Involuntary Shutdown

When a node is involuntarily shut down, there’s no direct mitigation. You can choose to not use the BGP Graceful Restart feature, depending on the trade-off between the failure detection time vs stability provided by graceful restart in cases of Cilium pod restarts.

Disabling the Graceful Restart allows the BGP peer to withdraw routes faster. Even if the node is shut down without BGP Notification or TCP connection close, the worst case time for peer to withdraw routes is the BGP hold time. When the Graceful Restart is enabled, the BGP peer may need hold time + restart time to withdraw routes received from the node.

Voluntary Shutdown

When you voluntarily shut down a node, you can follow the steps described in the Shutting Down a Node section to avoid packet loss as much as possible.

Cilium Operator Down

The Cilium operator is responsible for translating CiliumBGPClusterConfig to the per node CiliumBGPNodeConfig resource. If the Cilium operator is down, provisioning of BGP control plane will be stopped.

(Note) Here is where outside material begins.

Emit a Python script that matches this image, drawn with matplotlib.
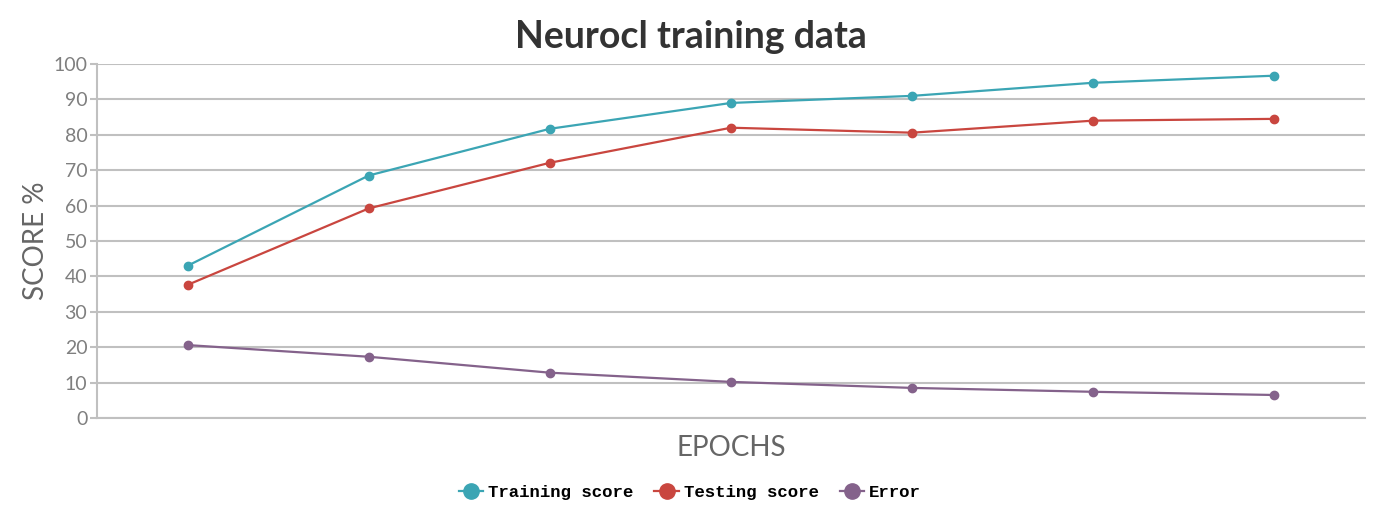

Similarly, PodCIDR allocation by IPAM, and LoadBalancer IP allocation by LB-IPAM are stopped. Therefore, the advertisement of new and withdrawal of old PodCIDR and Service VIP routes will be stopped as well.

Mitigation

There’s no direct mitigation in terms of the BGP. However, running the Cilium Operator with a high-availability setup will make the Cilium Operator more resilient to failures.

Service Losing All Backends

If all service backends are gone due to an outage or a configuration mistake, BGP Control Plane behaves differently depending on the Service’s externalTrafficPolicy. When the externalTrafficPolicy is set to Cluster, the Service’s VIP remains advertised from all nodes selected by the CiliumBGPPeeringPolicy or CiliumBGPClusterConfig. When the externalTrafficPolicy is set to Local, the advertisement stops entirely because the Service’s VIP is only advertised from the node where the Service backends are running.

Mitigation

There’s no direct mitigation in terms of the BGP. In general, you should prevent the Service backends from being all gone by Kubernetes features like PodDisruptionBudget.